Anne wrote me yesterday around 9:00 PM: “My stomach went into knots thinking about you, as I truly DO have a sense what you’re going through feels like.” I wrote back this morning telling her how I was feeling and in reply Anne wrote: “For what it’s worth, keep things as SIMPLE as you can right now, moment to moment. Even though it seems tedious and silly, always go for the “light” instead of the dark: meaning, if there’s something at any given moment you can do that soothes your soul (snuggling a cat, for instance) run to it and do it. It’s not ‘running away’ from your woes and worries to do that, it’s putting yourself in the head space where good stuff is. And with cultivation, good stuff grows, even though part of you feels like it’s the end of the world.”
Funny, how yesterday I watched Stephen King’s The Stand (one of my favorite moves), took a long walk with the dogs (and the damned dairy goats), took a few pictures and in general, just passed the day in a very simple manner.

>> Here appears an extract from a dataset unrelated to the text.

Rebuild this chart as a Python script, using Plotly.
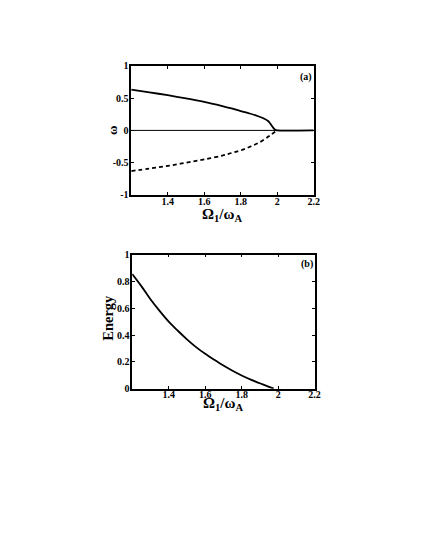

We continued our discussion and I told her how I would often call in sick, when I really wasn’t sick, just because I felt like I needed down time. Now here I was with unlimited down time and I didn’t know what to do with myself and was having fits of rage because of how things turned out. Anne wrote back saying she got chills from reading what I had written and said: “when I was no longer working and having no CLUE what would come next (and with no financial ability to do anything except be at home and be quiet) said something that really stuck with me. ‘When these times for quiet introspection come, they are an amazing gift.’ It feels to me like ‘the universe’ intervenes to help us out, to find our souls, and sometimes in ways that leave us feeling like shaking our fist at the sky screaming, “Not THIS way! What ARE you thinking??” But if you can trust JUST enough to lean into the idea that there is rich territory here for following your heart, I think that these ‘forced days off’ will be a bigger gift to you than you can even IMAGINE right now.”
There are many parallels in my life and those of my close friends and it’s funny how sometimes it takes a tragedy to see them clearly. Everything worked out well for Anne: she got a job where she’s paid well but can work from home, doing a job she enjoys. I enjoyed my former job, but I hated the commute. I also hate how the type of law that I work in is so tied to the economy; I hated how my job was always feast or famine. I’d like to find a job that is a bit more rescission-proof, if there is such a thing, and I’d like to not have to commute to Charlotte every day.
Anne said that the universe will not let me go splat and I hope that’s true.
Another good friend wrote me yesterday telling me in some societies there is no word for ‘work.’ The concept is foreign. You do what you have to do to survive and live, you don’t have this separate thing that takes up a huge chunk of your life, that you do separate from who you are, just to make money. How we live is extremely unnatural! She’s right. So many of us are tied to our jobs, how we are employed somehow defines us. All this so we can drive new cars, have beautiful homes with well tended yards, dine out at expensive restaurants, etc. It’s all so shallow.
This morning, I applied for a Commercial Real Estate position today at Bank of America in Charlotte. Quite frankly, I almost hope they don’t call me because if I get the job, it will just put me back into that rat race. I also applied for an Administrative Assistant position at Clark Tire here in Hickory. I expect they’ll see my resume and think I’m over qualified, but who knows …
Okay, on to the damned dairy goats. If they are loose in the 15 acres that my house sits on and I try to go anywhere, i.e. out to work the dogs, they have to come along with us. They are beyond obnoxious when they are out there. Whenever I try to go anywhere in the future, I have to put them up. Just this morning I took the dogs out for a run on the ATV. As we headed into the back fields, I heard baaaaaaa behind me. I turned around and both Rain and Esmeralda were running along behind me. Ding bats!